Model Revolution

Click a node to read about it.
Model revolution is the fourth step of the Kuhn Cycle. In this step a field's model of understanding is undergoing revolutionary change. The old model failed, which caused the Model Crisis step. The Model Revolution step begins when one or more competing new models emerge from the crisis.
This step is a revolution because the old model is usually so entrenched into the mental habits and even the lifestyles of those using it that a new way of thinking is incomprehensible and/or unacceptable, at least at first. The Model Revolution step could also be called The Search for a New Model That Works step. The length of this step is best minimized if the consequences to failing to find a new model in time are catastrophic. Unless this step is driven by an appropriate process it is almost always rocky, unnecessarily slow, and unpredictable.
Why understanding the Model Revolution step is important
This step is routine in science, where the Model Revolution step is welcomed. Debate sprawls across peer reviewed journal articles, conferences, talks, and conversations. Healthy unselfish debate and cooperative exploration has always generated the single new model a field needs. When this occurs, the Model Revolution step is complete and the next step begins.
This step is not routine when the model is not that of a field, but of a culture or a model of government. When those new models compete people have a lot to lose. They can lose most of their assets or their life, as has happened in thousands of violent revolutions and wars. The Model Revolution step is thus fraught with danger when social control models are at stake. A social control model is a collection of rules describing how a unit of society works.
That the sustainability problem exists is evidence that the world's social control models have failed. Here the model is government and its many laws. Several things in that model are deeply flawed and must be changed. But historically, deep changes to government have required revolutions, some mild, and some not.
The Two Requirements for Successful Model Revolution
Thomas Kuhn argued that the heart of why a new paradigm is accepted depends on two requirements:
First, the new candidate must seem to resolve some outstanding and generally recognized problem that can be met in no other way.
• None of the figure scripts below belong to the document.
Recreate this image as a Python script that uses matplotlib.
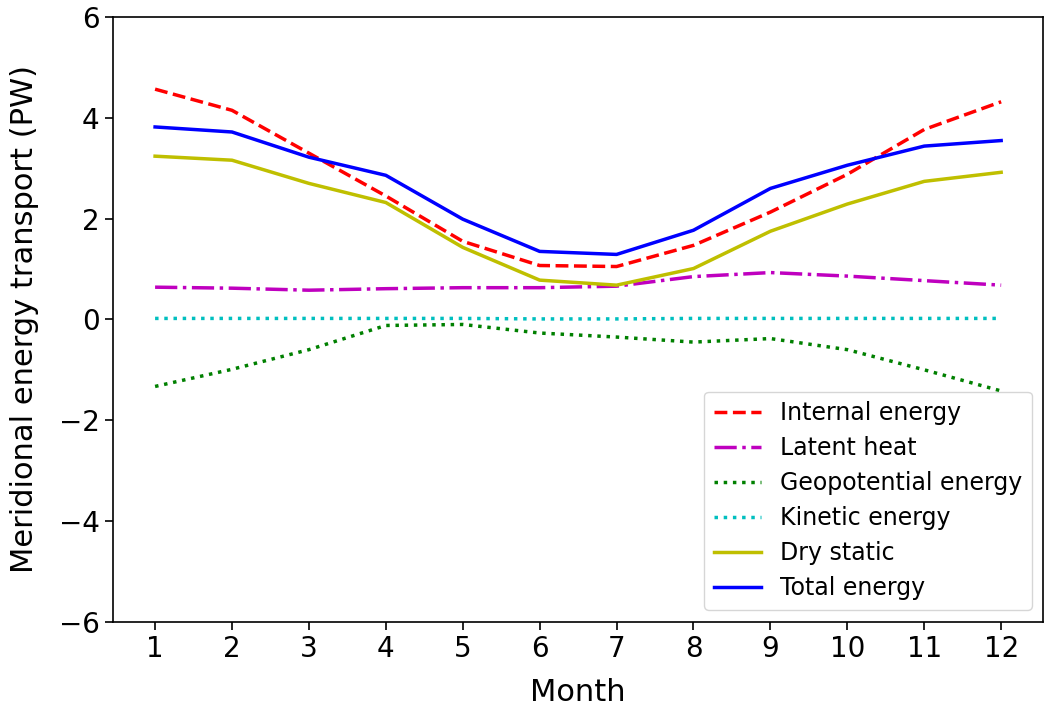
import numpy as np
import matplotlib
matplotlib.use('Agg')
import matplotlib.pyplot as plt

months = np.arange(1, 13)

internal = [4.57, 4.15, 3.30, 2.45, 1.55, 1.07, 1.05, 1.47, 2.13, 2.88, 3.77, 4.32]
latent = [0.64, 0.62, 0.58, 0.61, 0.63, 0.63, 0.66, 0.85, 0.93, 0.86, 0.77, 0.68]
geopotential = [-1.33, -0.99, -0.60, -0.12, -0.10, -0.27, -0.35, -0.45, -0.38, -0.60, -1.00, -1.42]
kinetic = [0.02, 0.02, 0.02, 0.02, 0.02, 0.01, 0.01, 0.02, 0.02, 0.02, 0.02, 0.02]
dry_static = [3.24, 3.16, 2.70, 2.32, 1.43, 0.78, 0.68, 1.01, 1.75, 2.29, 2.74, 2.92]
total = [3.82, 3.72, 3.22, 2.86, 1.99, 1.35, 1.29, 1.77, 2.60, 3.06, 3.44, 3.55]

fig = plt.figure(figsize=(10.54, 7.13), dpi=100)
# axes box: x 113..1044 px, y 17..622 px
ax = fig.add_axes([0.107, 0.128, 0.883, 0.848])

lw = 2.5
ax.plot(months, internal, 'r--', lw=lw, label='Internal energy')
ax.plot(months, latent, 'm-.', lw=lw, label='Latent heat')
ax.plot(months, geopotential, 'g:', lw=lw, label='Geopotential energy')
ax.plot(months, kinetic, 'c:', lw=lw, label='Kinetic energy')
ax.plot(months, dry_static, 'y-', lw=lw, label='Dry static')
ax.plot(months, total, 'b-', lw=lw, label='Total energy')

ax.set_xlim(0.45, 12.55)
ax.set_ylim(-6, 6)
ax.set_xticks(months)
ax.set_yticks([-6, -4, -2, 0, 2, 4, 6])
ax.tick_params(labelsize=20, length=6, width=1.2)
for s in ax.spines.values():
    s.set_linewidth(1.2)
ax.set_xlabel('Month', fontsize=22, labelpad=11)
ax.set_ylabel('Meridional energy transport (PW)', fontsize=22, labelpad=14)
ax.legend(loc='lower right', fontsize=17, labelspacing=0.47)

fig.savefig('out.png', dpi=100)
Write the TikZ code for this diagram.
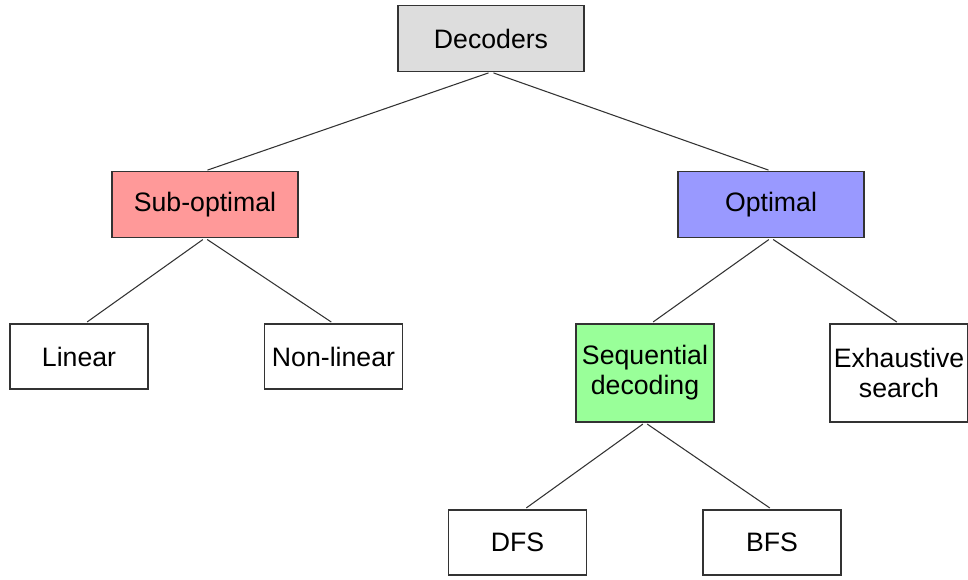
\documentclass[tikz,border=0pt]{standalone}
\usepackage{fontspec}
\setmainfont{Liberation Sans}
\usepackage{tikz}
\usetikzlibrary{positioning}
\definecolor{boxline}{HTML}{333333}
\definecolor{rootgray}{HTML}{DDDDDD}
\definecolor{subred}{HTML}{FF9999}
\definecolor{optblue}{HTML}{9999FF}
\definecolor{seqgreen}{HTML}{99FF99}

\begin{document}
\begin{tikzpicture}[x=0.75pt,y=-0.75pt,
  box/.style={draw=boxline,line width=0.8pt,align=center,inner sep=0pt,font=\fontsize{20pt}{22.5pt}\selectfont},
  wide/.style={box,minimum width=139.5pt,minimum height=49.5pt},
  narrow/.style={box,minimum width=103.5pt,minimum height=48.75pt},
  tall/.style={box,minimum width=103.5pt,minimum height=73.5pt},
  link/.style={draw=boxline,line width=0.8pt,shorten <=2pt,shorten >=2pt}]
\useasboundingbox (0,0) rectangle (968,579);
\node[wide,fill=rootgray] (decoders) at (491,38.5) {Decoders};
\node[wide,fill=subred] (subopt) at (205,204.5) {Sub-optimal};
\node[wide,fill=optblue] (optimal) at (771,204.5) {Optimal};
\node[narrow] (linear) at (79,356.5) {Linear};
\node[narrow] (nonlinear) at (333.5,356.5) {Non-linear};
\node[tall,fill=seqgreen] (sequential) at (645,373) {Sequential\\decoding};
\node[tall] (exhaustive) at (899,373) {Exhaustive\\search};
\node[narrow] (dfs) at (517.5,542.5) {DFS};
\node[narrow] (bfs) at (772,542.5) {BFS};
\draw[link] (decoders.south) -- (subopt.north);
\draw[link] (decoders.south) -- (optimal.north);
\draw[link] (subopt.south) -- ([xshift=4.5pt]linear.north);
\draw[link] (subopt.south) -- (nonlinear.north);
\draw[link] (optimal.south) -- ([xshift=4.5pt]sequential.north);
\draw[link] (optimal.south) -- (exhaustive.north);
\draw[link] (sequential.south) -- ([xshift=5pt]dfs.north);
\draw[link] (sequential.south) -- (bfs.north);
\end{tikzpicture}
\end{document}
Second, the new paradigm must promise to preserve a relatively large part of the concrete problem solving activity that has accrued to science through its predecessors. 1
The essence of the new paradigm promoted by Thwink.org is that the process must fit the problem. The System Improvement Process (SIP) is presented as an example of a better fit. SIP satisfies the two requirements described by Kuhn, and thus has the potential to cause the new paradigm to be swiftly accepted.
The first requirement is that "the new candidate must seem to resolve some outstanding and generally recognized problem that can be met in no other way." The outstanding problem of environmental activism is that despite decades of work and mountains of proof that civilization should change course, it has not. The new paradigm resolves this by introduction of the proposition that change resistance is the reason for this, and that if systemic changer resistance is analyzed as a separate problem it will quickly yield to root cause analysis, which will reveal deep solutions which have never been tried and have a high probability of success.
The second requirement is that "the new paradigm must promise to preserve a relatively large part of the concrete problem solving activity that has accrued to science through its predecessors." SIP accomplishes this by the concept of the proper coupling subproblem. The Normal Science of environmentalism considers proper coupling to be the problem to solve. SIP views it as merely one of three subproblems: how to overcome change resistance, how to achieve proper coupling, and how to avoid avoid excessive model drift. This decomposition preserves the "relatively large part of the concrete problem solving activity" that centers on proper coupling.
In other words, once environmentalists use the new insight that change resistance is the crux of the problem, then after it's overcome they can return to what they have been doing for so long: addressing the proper coupling part of the problem.
Thus the new paradigm is not that big a change after all. It's evolutionary rather than revolutionary.
(1) From the first edition of The Structure of Scientific Revolutions, page 168, as cited in the Wikipedia entry on The Structure of Scientific Revolutions.